■ DATA SHOWN:
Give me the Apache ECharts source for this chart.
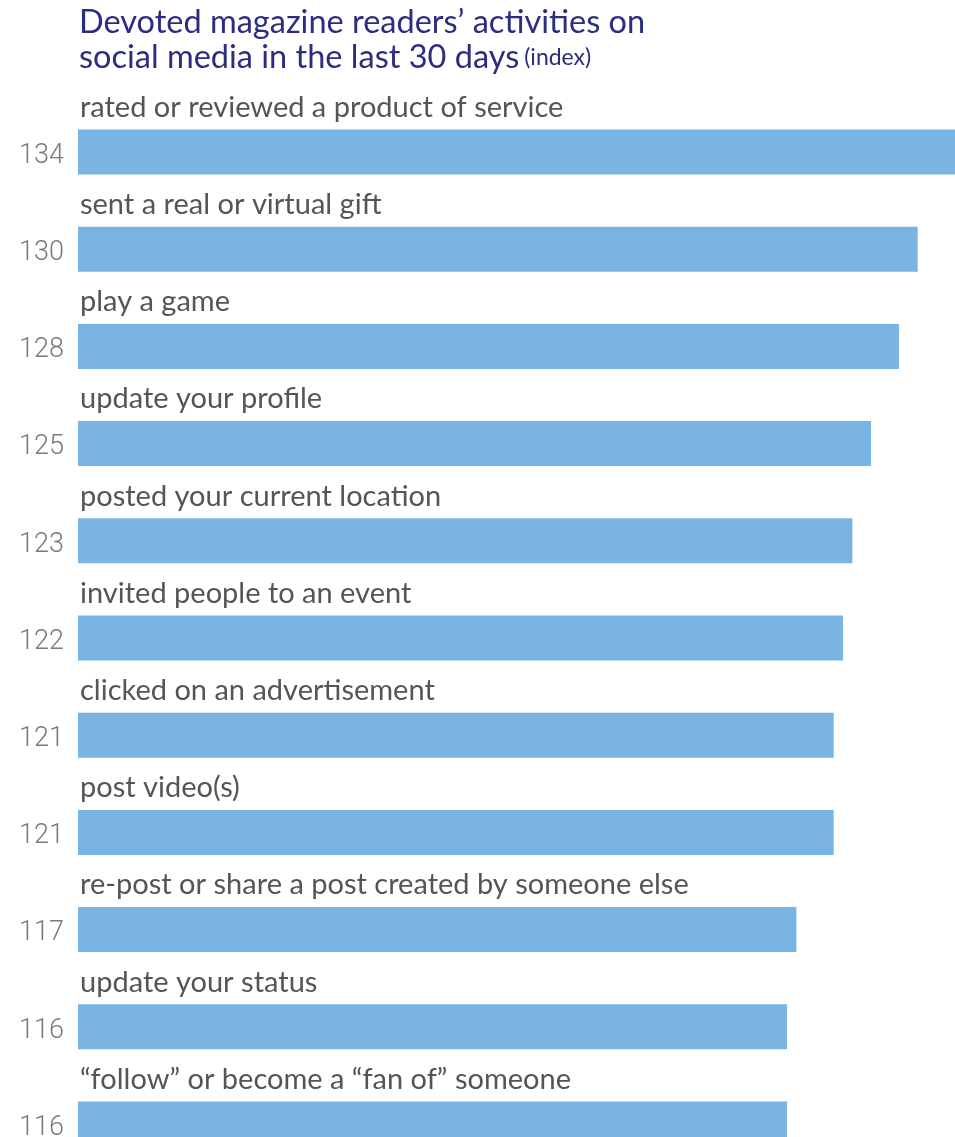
<!DOCTYPE html>
<html>
<head>
<meta charset="utf-8">
<script src="https://cdn.jsdelivr.net/npm/echarts@6/dist/echarts.min.js"></script>
<style>
  html, body { margin: 0; padding: 0; background: #fff; }
  #chart { width: 955px; height: 1137px; }
</style>
</head>
<body>
<div id="chart"></div>
<script>
// Activities, top to bottom
const activities = [
  'rated or reviewed a product of service',
  'sent a real or virtual gift',
  'play a game',
  'update your profile',
  'posted your current location',
  'invited people to an event',
  'clicked on an advertisement',
  'post video(s)',
  're-post or share a post created by someone else',
  'update your status',
  '\u201cfollow\u201d or become a \u201cfan of\u201d someone'
];
// Index values for each activity
const indexValues = [134, 130, 128, 125, 123, 122, 121, 121, 117, 116, 116];

const titleLine1 = 'Devoted magazine readers\u2019 activities on';
const titleLine2 = 'social media in the last 30 days';
const titleNote = '(index)';

const chart = echarts.init(document.getElementById('chart'), null, { renderer: 'canvas' });

chart.setOption({
  animation: false,
  title: {
    left: 74,
    top: 0,
    text: '{t|' + titleLine1 + '}\n{t|' + titleLine2 + '} {s|' + titleNote + '}',
    textStyle: {
      fontWeight: 'normal',
      rich: {
        t: { fontFamily: 'Lato', fontWeight: 'normal', fontSize: 32.5, color: '#2b2d80', lineHeight: 35 },
        s: { fontFamily: 'Lato', fontWeight: 'normal', fontSize: 23, color: '#2b2d80', lineHeight: 35 }
      }
    }
  },
  // last row runs past the bottom edge of the canvas
  grid: {
    left: 78, top: 103.4, width: 877, height: 1069.2,
    containLabel: false, outerBoundsMode: 'none'
  },
  xAxis: {
    type: 'value', min: 40, max: 134, show: false
  },
  yAxis: {
    type: 'category', data: activities, inverse: true, show: false
  },
  series: [
    {
      type: 'bar',
      data: indexValues,
      barWidth: 45,
      itemStyle: { color: '#79b4e2' },
      label: {
        show: true,
        position: 'left',
        distance: 14,
        offset: [0, 4],
        formatter: p => p.value,
        fontFamily: 'Roboto',
        fontWeight: 300,
        fontSize: 27,
        color: '#7a7a7a'
      }
    },
    {
      // transparent twin bars carry the activity names above each bar
      type: 'bar',
      data: indexValues,
      barWidth: 45,
      barGap: '-100%',
      itemStyle: { color: 'rgba(0,0,0,0)' },
      silent: true,
      label: {
        show: true,
        position: [2, -22],
        align: 'left',
        verticalAlign: 'middle',
        formatter: p => activities[p.dataIndex],
        fontFamily: 'Lato',
        fontSize: 29,
        color: '#555555'
      }
    }
  ]
});
</script>
</body>
</html>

■ WORK TO COMPLETE: From the first line above down to the line with "117, 116, 116];", reproduce every line and no others, omitting pictures.

■ EXERCISE RESULT:
Give me the Apache ECharts source for this chart.
<!DOCTYPE html>
<html>
<head>
<meta charset="utf-8">
<script src="https://cdn.jsdelivr.net/npm/echarts@6/dist/echarts.min.js"></script>
<style>
  html, body { margin: 0; padding: 0; background: #fff; }
  #chart { width: 955px; height: 1137px; }
</style>
</head>
<body>
<div id="chart"></div>
<script>
// Activities, top to bottom
const activities = [
  'rated or reviewed a product of service',
  'sent a real or virtual gift',
  'play a game',
  'update your profile',
  'posted your current location',
  'invited people to an event',
  'clicked on an advertisement',
  'post video(s)',
  're-post or share a post created by someone else',
  'update your status',
  '\u201cfollow\u201d or become a \u201cfan of\u201d someone'
];
// Index values for each activity
const indexValues = [134, 130, 128, 125, 123, 122, 121, 121, 117, 116, 116];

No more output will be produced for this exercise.